* **Task details**: Leave out the pictures and set down exactly the lines from the start of the listing through the one with "bar_base = -5", both included.

*** Given data

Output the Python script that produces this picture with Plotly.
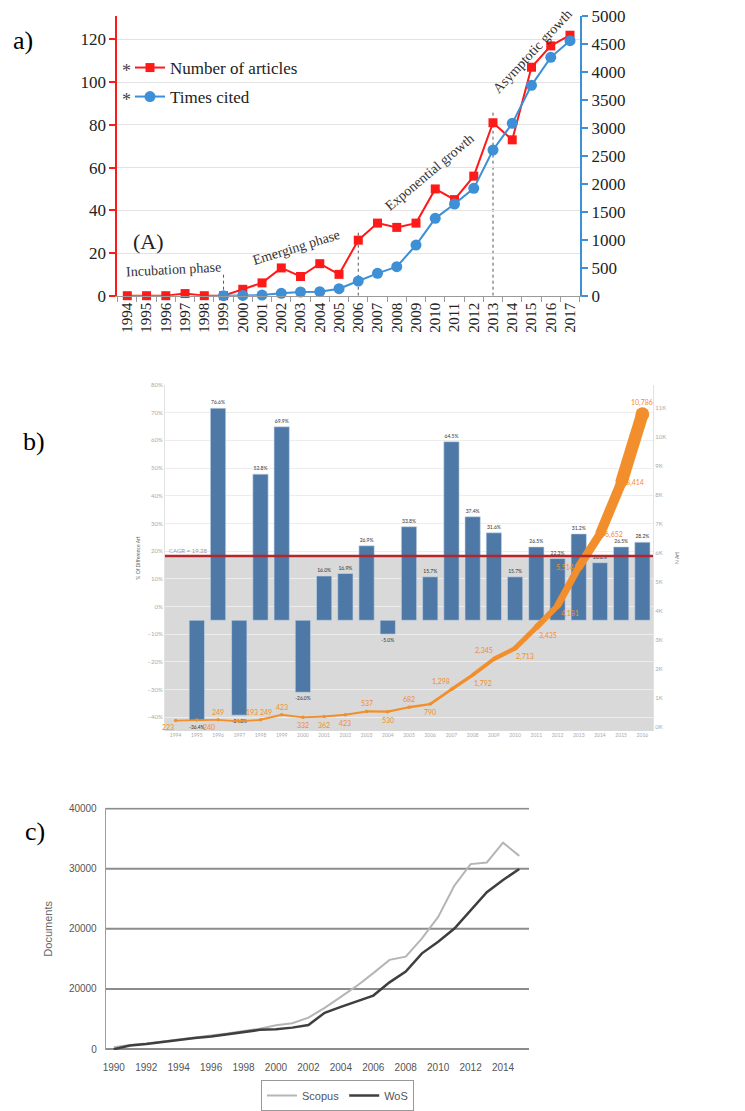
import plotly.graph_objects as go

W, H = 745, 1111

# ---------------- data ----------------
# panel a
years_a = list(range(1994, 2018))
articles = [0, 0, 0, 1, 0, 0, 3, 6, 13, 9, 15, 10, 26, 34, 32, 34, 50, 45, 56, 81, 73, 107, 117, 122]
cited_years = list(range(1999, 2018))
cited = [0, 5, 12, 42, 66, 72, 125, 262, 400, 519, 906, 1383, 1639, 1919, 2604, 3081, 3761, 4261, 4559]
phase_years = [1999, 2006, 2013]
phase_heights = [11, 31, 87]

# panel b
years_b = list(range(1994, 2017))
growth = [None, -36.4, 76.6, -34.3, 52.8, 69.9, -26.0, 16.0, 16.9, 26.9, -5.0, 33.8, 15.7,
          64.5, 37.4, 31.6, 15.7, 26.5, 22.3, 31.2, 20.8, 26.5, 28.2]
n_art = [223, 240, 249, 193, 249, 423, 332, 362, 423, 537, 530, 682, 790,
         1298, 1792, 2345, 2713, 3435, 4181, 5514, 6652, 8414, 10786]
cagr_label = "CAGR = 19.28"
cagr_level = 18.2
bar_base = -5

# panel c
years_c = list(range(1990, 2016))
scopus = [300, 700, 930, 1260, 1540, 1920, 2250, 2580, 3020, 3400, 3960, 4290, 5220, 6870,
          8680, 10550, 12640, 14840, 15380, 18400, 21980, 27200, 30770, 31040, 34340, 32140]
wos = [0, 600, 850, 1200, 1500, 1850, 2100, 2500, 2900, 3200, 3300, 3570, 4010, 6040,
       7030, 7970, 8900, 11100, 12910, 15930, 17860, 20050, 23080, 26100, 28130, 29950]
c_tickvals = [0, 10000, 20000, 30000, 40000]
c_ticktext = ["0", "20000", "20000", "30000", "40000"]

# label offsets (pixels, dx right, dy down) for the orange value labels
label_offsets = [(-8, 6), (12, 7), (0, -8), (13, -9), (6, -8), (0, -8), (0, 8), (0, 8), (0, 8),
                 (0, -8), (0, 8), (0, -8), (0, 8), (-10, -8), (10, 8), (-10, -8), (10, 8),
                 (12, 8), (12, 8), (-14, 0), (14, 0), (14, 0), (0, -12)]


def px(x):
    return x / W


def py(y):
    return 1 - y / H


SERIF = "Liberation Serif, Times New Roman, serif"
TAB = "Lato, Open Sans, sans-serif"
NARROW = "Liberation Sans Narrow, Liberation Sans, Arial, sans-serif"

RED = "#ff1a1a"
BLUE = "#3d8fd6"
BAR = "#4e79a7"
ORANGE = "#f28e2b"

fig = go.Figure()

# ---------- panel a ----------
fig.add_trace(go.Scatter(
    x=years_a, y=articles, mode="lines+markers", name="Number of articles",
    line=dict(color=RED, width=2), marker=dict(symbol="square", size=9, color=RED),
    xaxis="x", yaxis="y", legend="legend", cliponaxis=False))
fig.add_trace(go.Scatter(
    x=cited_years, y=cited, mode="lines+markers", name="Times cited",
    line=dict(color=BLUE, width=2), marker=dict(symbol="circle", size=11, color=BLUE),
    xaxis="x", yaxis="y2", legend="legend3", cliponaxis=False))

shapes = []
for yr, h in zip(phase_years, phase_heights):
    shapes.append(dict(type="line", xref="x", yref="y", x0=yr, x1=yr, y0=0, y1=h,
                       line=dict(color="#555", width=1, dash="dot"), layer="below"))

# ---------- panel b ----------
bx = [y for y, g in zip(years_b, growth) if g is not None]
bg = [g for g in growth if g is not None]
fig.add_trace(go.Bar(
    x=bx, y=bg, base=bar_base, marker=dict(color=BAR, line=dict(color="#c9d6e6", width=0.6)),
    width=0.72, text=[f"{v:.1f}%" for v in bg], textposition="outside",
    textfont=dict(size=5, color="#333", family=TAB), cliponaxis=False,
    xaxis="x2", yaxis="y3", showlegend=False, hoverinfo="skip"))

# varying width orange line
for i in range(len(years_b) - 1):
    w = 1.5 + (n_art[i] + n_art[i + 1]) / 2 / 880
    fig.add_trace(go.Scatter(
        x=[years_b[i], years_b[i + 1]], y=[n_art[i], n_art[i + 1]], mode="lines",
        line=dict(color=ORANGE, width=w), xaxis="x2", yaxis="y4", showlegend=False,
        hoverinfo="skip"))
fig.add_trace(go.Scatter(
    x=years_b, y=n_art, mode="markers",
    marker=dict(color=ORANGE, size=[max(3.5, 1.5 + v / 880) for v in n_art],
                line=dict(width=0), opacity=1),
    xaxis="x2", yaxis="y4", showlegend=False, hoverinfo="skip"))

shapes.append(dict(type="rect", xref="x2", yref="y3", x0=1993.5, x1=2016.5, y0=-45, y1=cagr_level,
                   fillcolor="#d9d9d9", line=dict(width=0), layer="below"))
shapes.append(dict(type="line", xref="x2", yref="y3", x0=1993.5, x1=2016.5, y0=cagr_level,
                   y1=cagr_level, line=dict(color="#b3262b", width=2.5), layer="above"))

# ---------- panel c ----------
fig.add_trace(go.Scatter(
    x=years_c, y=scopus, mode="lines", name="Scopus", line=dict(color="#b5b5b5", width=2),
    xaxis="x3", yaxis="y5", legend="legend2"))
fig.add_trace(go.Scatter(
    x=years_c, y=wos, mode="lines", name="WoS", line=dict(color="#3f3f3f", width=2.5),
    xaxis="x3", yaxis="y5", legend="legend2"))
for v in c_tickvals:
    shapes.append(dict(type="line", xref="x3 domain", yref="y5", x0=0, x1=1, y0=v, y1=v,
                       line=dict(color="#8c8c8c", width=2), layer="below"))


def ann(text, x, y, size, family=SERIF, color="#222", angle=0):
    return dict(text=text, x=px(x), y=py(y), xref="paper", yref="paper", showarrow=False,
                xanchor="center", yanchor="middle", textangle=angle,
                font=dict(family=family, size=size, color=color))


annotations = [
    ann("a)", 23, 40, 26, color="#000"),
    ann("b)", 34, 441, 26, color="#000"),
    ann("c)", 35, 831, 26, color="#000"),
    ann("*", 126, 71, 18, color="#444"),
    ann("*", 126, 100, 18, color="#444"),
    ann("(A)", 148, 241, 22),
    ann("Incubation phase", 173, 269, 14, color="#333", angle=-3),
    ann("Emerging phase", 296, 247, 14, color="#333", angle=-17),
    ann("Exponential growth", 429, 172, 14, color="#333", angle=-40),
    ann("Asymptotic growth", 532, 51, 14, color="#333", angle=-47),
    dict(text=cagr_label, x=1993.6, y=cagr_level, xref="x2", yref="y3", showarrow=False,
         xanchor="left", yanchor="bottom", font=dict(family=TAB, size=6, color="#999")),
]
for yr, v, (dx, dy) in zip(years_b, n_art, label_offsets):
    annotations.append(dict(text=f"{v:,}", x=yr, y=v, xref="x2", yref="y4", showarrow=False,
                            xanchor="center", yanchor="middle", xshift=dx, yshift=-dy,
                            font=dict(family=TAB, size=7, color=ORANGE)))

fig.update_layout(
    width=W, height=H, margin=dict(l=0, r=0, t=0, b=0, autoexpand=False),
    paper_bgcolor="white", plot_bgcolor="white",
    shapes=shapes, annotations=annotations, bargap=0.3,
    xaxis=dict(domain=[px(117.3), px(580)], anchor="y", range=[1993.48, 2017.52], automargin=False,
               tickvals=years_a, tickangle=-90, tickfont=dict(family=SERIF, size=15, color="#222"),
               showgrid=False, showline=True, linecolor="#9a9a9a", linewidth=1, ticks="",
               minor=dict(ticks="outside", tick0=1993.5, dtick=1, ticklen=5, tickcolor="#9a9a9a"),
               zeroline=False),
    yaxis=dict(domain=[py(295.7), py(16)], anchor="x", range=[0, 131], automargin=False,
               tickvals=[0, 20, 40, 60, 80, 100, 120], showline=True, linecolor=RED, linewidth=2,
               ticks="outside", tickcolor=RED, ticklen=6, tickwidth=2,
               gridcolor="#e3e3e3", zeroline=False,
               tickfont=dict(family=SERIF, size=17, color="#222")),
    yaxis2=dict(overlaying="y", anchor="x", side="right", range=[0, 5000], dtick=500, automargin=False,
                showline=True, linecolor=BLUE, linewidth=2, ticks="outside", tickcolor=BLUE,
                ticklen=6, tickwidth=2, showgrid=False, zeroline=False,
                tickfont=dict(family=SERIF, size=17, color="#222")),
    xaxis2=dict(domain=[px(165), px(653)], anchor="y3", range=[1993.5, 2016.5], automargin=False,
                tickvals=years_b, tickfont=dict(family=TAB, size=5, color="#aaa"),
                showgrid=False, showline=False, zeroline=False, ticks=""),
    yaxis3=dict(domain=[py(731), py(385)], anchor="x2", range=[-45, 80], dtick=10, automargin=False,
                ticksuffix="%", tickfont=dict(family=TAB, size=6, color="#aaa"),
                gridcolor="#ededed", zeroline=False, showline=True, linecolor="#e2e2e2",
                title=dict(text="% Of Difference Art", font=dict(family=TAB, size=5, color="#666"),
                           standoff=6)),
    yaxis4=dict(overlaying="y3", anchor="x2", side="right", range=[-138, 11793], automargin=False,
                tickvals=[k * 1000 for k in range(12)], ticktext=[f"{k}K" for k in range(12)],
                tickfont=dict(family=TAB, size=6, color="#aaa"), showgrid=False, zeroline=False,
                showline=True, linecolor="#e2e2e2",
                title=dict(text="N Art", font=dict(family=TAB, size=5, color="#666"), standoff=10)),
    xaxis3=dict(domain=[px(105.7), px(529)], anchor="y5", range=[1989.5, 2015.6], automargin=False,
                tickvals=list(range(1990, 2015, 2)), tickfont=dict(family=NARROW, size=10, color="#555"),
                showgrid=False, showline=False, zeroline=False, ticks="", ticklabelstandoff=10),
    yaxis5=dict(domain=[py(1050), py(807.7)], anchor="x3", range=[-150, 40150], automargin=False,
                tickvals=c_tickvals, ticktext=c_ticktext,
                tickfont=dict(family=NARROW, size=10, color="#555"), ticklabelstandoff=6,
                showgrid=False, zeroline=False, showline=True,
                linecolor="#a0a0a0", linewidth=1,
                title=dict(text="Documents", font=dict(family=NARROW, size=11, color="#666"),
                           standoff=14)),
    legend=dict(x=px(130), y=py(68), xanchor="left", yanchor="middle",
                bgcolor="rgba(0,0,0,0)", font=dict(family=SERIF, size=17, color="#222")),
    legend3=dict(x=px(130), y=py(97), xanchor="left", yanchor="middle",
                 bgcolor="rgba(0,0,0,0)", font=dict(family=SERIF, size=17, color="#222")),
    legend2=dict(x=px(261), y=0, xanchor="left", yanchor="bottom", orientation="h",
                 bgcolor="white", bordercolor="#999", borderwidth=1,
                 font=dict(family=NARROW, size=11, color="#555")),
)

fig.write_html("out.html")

******

* **Response**:
Output the Python script that produces this picture with Plotly.
import plotly.graph_objects as go

W, H = 745, 1111

# ---------------- data ----------------
# panel a
years_a = list(range(1994, 2018))
articles = [0, 0, 0, 1, 0, 0, 3, 6, 13, 9, 15, 10, 26, 34, 32, 34, 50, 45, 56, 81, 73, 107, 117, 122]
cited_years = list(range(1999, 2018))
cited = [0, 5, 12, 42, 66, 72, 125, 262, 400, 519, 906, 1383, 1639, 1919, 2604, 3081, 3761, 4261, 4559]
phase_years = [1999, 2006, 2013]
phase_heights = [11, 31, 87]

# panel b
years_b = list(range(1994, 2017))
growth = [None, -36.4, 76.6, -34.3, 52.8, 69.9, -26.0, 16.0, 16.9, 26.9, -5.0, 33.8, 15.7,
          64.5, 37.4, 31.6, 15.7, 26.5, 22.3, 31.2, 20.8, 26.5, 28.2]
n_art = [223, 240, 249, 193, 249, 423, 332, 362, 423, 537, 530, 682, 790,
         1298, 1792, 2345, 2713, 3435, 4181, 5514, 6652, 8414, 10786]
cagr_label = "CAGR = 19.28"
cagr_level = 18.2
bar_base = -5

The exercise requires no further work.